Zed Connect, the startup that came out of the accelerator, was developed over roughly the past nine months, Aaholm said. Its software allows trucking companies to manage data from electronic logging devices, and its debut comes ahead of a U.S. Department of Transportation rule mandating the use of those devices (instead of paper logbooks) by December.

Cummins is not Zed Connect’s parent company but rather an investor in the startup, which is composed partly of former Cummins employees. Aaholm said ideas that make it to the development stage at the accelerator don’t stay in the accelerator.

“We don’t keep the product under that innovation and commercialization team,” Aaholm said. “After we build something, we either move it back to a business unit to run or, as we did with Zed Connect, spin it out.”

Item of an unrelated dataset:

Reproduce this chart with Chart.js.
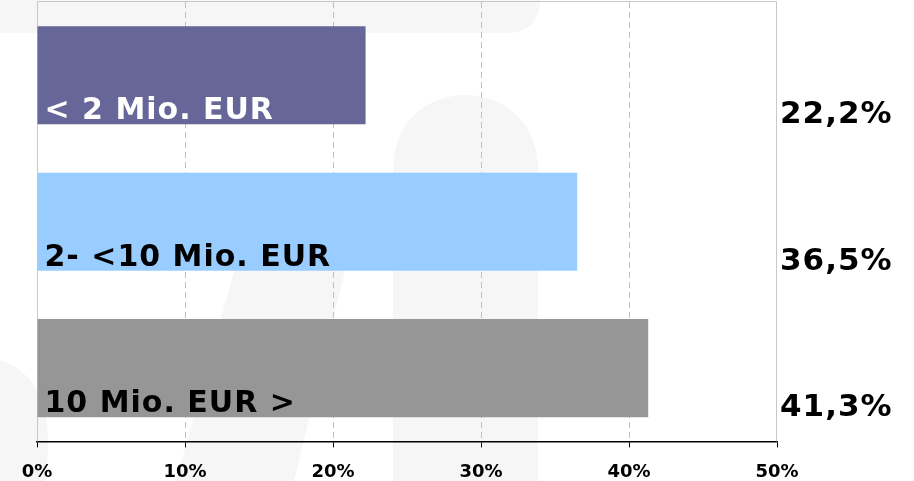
<!DOCTYPE html>
<html>
<head>
<meta charset="utf-8">
<script src="https://cdn.jsdelivr.net/npm/chart.js@4/dist/chart.umd.min.js"></script>
<style>
  html, body { margin: 0; padding: 0; background: #ffffff; }
  #wrap { width: 914px; height: 481px; }
</style>
</head>
<body>
<div id="wrap"><canvas id="chart" width="914" height="481"></canvas></div>
<script>
// data
var categories = ['< 2 Mio. EUR', '2- <10 Mio. EUR', '10 Mio. EUR >'];
var shares = [22.2, 36.5, 41.3];
var valueLabels = ['22,2%', '36,5%', '41,3%'];
var barColors = ['#666699', '#99ccff', '#969696'];
var labelColors = ['#ffffff', '#000000', '#000000'];
var tickLabels = ['0%', '10%', '20%', '30%', '40%', '50%'];

var FONT = '"DejaVu Sans", Verdana, sans-serif';

// faint logo shapes behind the chart
var watermarkPlugin = {
    id: 'watermark',
    beforeDraw: function(chart) {
        var ctx = chart.ctx;
        ctx.save();
        ctx.fillStyle = '#f6f6f6';
        // top band
        ctx.beginPath();
        ctx.moveTo(0, 0);
        ctx.lineTo(540, 0);
        ctx.quadraticCurveTo(540, 33, 505, 33);
        ctx.lineTo(0, 33);
        ctx.closePath();
        ctx.fill();
        // stem
        ctx.beginPath();
        ctx.moveTo(393, 481);
        ctx.lineTo(393, 170);
        ctx.bezierCurveTo(393, 70, 538, 70, 538, 170);
        ctx.lineTo(538, 481);
        ctx.closePath();
        ctx.fill();
        // diagonal stroke
        ctx.beginPath();
        ctx.moveTo(176, 481);
        ctx.lineTo(294, 481);
        ctx.lineTo(350, 250);
        ctx.lineTo(240, 250);
        ctx.closePath();
        ctx.fill();
        // left curve
        ctx.beginPath();
        ctx.moveTo(0, 360);
        ctx.quadraticCurveTo(60, 380, 45, 481);
        ctx.lineTo(0, 481);
        ctx.closePath();
        ctx.fill();
        ctx.restore();
    }
};

// light frame round the plot area (left, top, right)
var framePlugin = {
    id: 'frame',
    beforeDatasetsDraw: function(chart) {
        var a = chart.chartArea;
        var ctx = chart.ctx;
        ctx.save();
        ctx.strokeStyle = '#c8c8c8';
        ctx.lineWidth = 1;
        ctx.beginPath();
        ctx.moveTo(a.left + 0.5, a.bottom);
        ctx.lineTo(a.left + 0.5, a.top - 0.5);
        ctx.lineTo(a.right - 0.5, a.top - 0.5);
        ctx.lineTo(a.right - 0.5, a.bottom);
        ctx.stroke();
        ctx.restore();
    }
};

// category name inside each bar, value to the right of the plot
var labelPlugin = {
    id: 'barLabels',
    afterDatasetsDraw: function(chart) {
        var ctx = chart.ctx;
        var meta = chart.getDatasetMeta(0);
        var a = chart.chartArea;
        ctx.save();
        ctx.textBaseline = 'alphabetic';
        ctx.textAlign = 'left';
        for (var i = 0; i < meta.data.length; i++) {
            var bar = meta.data[i];
            var bottom = bar.y + bar.height / 2;
            ctx.font = 'bold 30px ' + FONT;
            ctx.letterSpacing = '1px';
            ctx.fillStyle = labelColors[i];
            ctx.fillText(categories[i], bar.base + 7, bottom - 5);
            ctx.font = 'bold 31px ' + FONT;
            ctx.letterSpacing = '1px';
            ctx.fillStyle = '#000000';
            ctx.fillText(valueLabels[i], a.right + 3, bottom - 1);
        }
        ctx.restore();
    }
};

new Chart(document.getElementById('chart'), {
    type: 'bar',
    data: {
        labels: categories,
        datasets: [{
            data: shares,
            backgroundColor: barColors,
            borderWidth: 0,
            categoryPercentage: 1,
            barPercentage: 0.67
        }]
    },
    options: {
        indexAxis: 'y',
        responsive: false,
        animation: false,
        layout: { padding: { left: 37, right: 137, top: 2, bottom: -16 } },
        plugins: {
            legend: { display: false },
            tooltip: { enabled: false }
        },
        scales: {
            y: { display: false },
            x: {
                min: 0,
                max: 50,
                ticks: {
                    stepSize: 10,
                    padding: 14,
                    color: '#000000',
                    font: { family: FONT, size: 18, weight: 'bold' },
                    callback: function(v, i) { return tickLabels[i]; }
                },
                grid: {
                    color: function(c) {
                        return (c.index === 0 || c.index === tickLabels.length - 1) ? 'rgba(0,0,0,0)' : '#c0c0c0';
                    },
                    lineWidth: 1,
                    tickLength: 6,
                    tickColor: '#000000',
                    tickWidth: 1
                },
                border: { display: true, color: '#000000', width: 1.5, dash: [6, 4] }
            }
        }
    },
    plugins: [watermarkPlugin, framePlugin, labelPlugin]
});
</script>
</body>
</html>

The NCAA has more measured innovation goals. It mandates that the roughly 30 IT employees there use at least 10 percent of their time testing new technologies.

Also, it has one employee solely dedicated to exploring emerging technologies and conceiving ways the NCAA could use it.

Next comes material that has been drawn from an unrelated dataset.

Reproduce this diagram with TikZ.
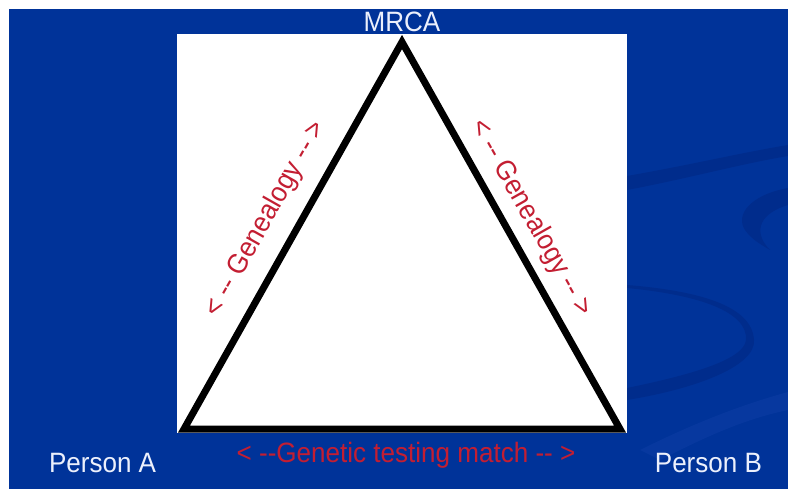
\documentclass[tikz,border=0pt]{standalone}
\usepackage{fontspec}
\setmainfont[FakeStretch=0.93]{Liberation Sans}
\newcommand\dsh{-{}-}
\definecolor{bgblue}{RGB}{0,51,153}
\definecolor{swoosh}{RGB}{0,44,140}
\definecolor{swooshlight}{RGB}{14,62,165}
\definecolor{lblred}{RGB}{195,30,50}
\definecolor{lblwhite}{RGB}{236,240,252}
\begin{document}
\begin{tikzpicture}[x=1pt,y=-1pt,
  lbl/.style={inner sep=0pt,outer sep=0pt,font=\fontsize{28}{32}\selectfont},
  wlbl/.style={lbl,text=lblwhite},
  rlbl/.style={lbl,text=lblred},
  edge/.style={line width=7pt,line join=miter,draw=black}]
\useasboundingbox (0,0) rectangle (788,489);
\fill[white] (0,0) rectangle (788,489);
\fill[bgblue] (9,9) rectangle (788,489);
% background swooshes
\fill[swoosh] (627,176) .. controls (690,165) and (740,153) .. (788,145) -- (788,156) .. controls (740,164) and (690,178) .. (627,190) -- cycle;
\fill[swoosh] (788,188) .. controls (750,195) and (735,215) .. (745,230) .. controls (752,240) and (762,245) .. (770,250) .. controls (755,235) and (755,215) .. (788,205) -- cycle;
\fill[swoosh] (627,285) .. controls (700,291) and (752,306) .. (754,340) .. controls (756,365) and (700,388) .. (627,400) -- (627,388) .. controls (690,375) and (744,360) .. (746,340) .. controls (748,312) and (700,295) .. (627,288) -- cycle;
\fill[swooshlight,opacity=0.5] (640,450) .. controls (690,425) and (740,405) .. (788,392) -- (788,410) .. controls (740,420) and (700,440) .. (660,460) -- cycle;
% white panel
\fill[white] (177,34) rectangle (627,433);
% triangle
\coordinate (A) at (184,429);
\coordinate (B) at (620,429);
\coordinate (M) at (402,42);
\draw[edge] (A) -- (M) -- (B) -- cycle;
% labels
\node[wlbl,anchor=base] (mrca) at (402,32) {MRCA};
\node[wlbl,anchor=base west] (pa) at (49,472) {Person A};
\node[wlbl,anchor=base east] (pb) at (762,472) {Person B};
\node[rlbl,anchor=base] (gt) at (406,462) {< \dsh Genetic testing match \dsh{} >};
\node[rlbl,rotate=60.5] (gl) at (266,219) {< \dsh{} Genealogy \dsh{} >};
\node[rlbl,rotate=-60.5] (gr) at (531,218) {< \dsh{} Genealogy \dsh{} >};
\end{tikzpicture}
\end{document}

That employee’s name is Colin Chappell, and he’s already surveyed technologies such as blockchain and machine learning. The former software developer said he’s at the early stages, but one of the concepts he’s exploring is a software tool that automates the process of checking the academic records of student athletes.

Judd Williams, chief information officer of the NCAA, said when he came on board five years ago, the tech organization was behind the times and reactive. The changes he’s made to formalize innovation are meant to keep it modern.

“Obviously, I want to get proofs of concept and bring in new technologies,” Williams said, “but I’m also interested in technologies that we don’t pursue. I don’t want there to be something later that we completely missed the boat on.”

Wider impact

Historically, established corporations have not been ideal environments for innovation, observers said, as time and resources are focused on core operations and incentives for risk-taking are scant.

Even when companies isolate teams and encourage them to experiment, their success depends largely on the buy-in and patience from senior leaders, said Jason Williams, president of innovation think tank Centric Inc.

“There’s a hesitancy to claim something a success if there’s not that instant” return on investment, Williams said, but that return might take time.

The push to innovate has also been a boon for local third-party agencies focused on helping companies bring fledgling ideas to life. Some of these firms, such as Innovate Map and Doris Research, were born in the past few years.

Others, including Collidea and Outside Source, are consultants that have reinvented themselves in recent years to help carry out enterprises’ innovation agendas.

Gabrielle Hendryx-Parker, CEO of software development firm Six Feet Up, said companies of all shapes and sizes that are innovating internally contract with her firm to build or enhance a project once they get it off the ground.

“We’re being approached by companies that have started something, have prototyped something,” she said. “And they like where they’re going, but they need help taking it to the next level.”

Reynolds, of Innovate Map, said outside consultants bring fresh eyes and wide-ranging experiences to companies looking to innovate. But their work can go only so far without an internal team focused on innovation.

“I believe the right way is a combo of both,” he said. “If we didn’t have internal stakeholders and champions, it would never get done.”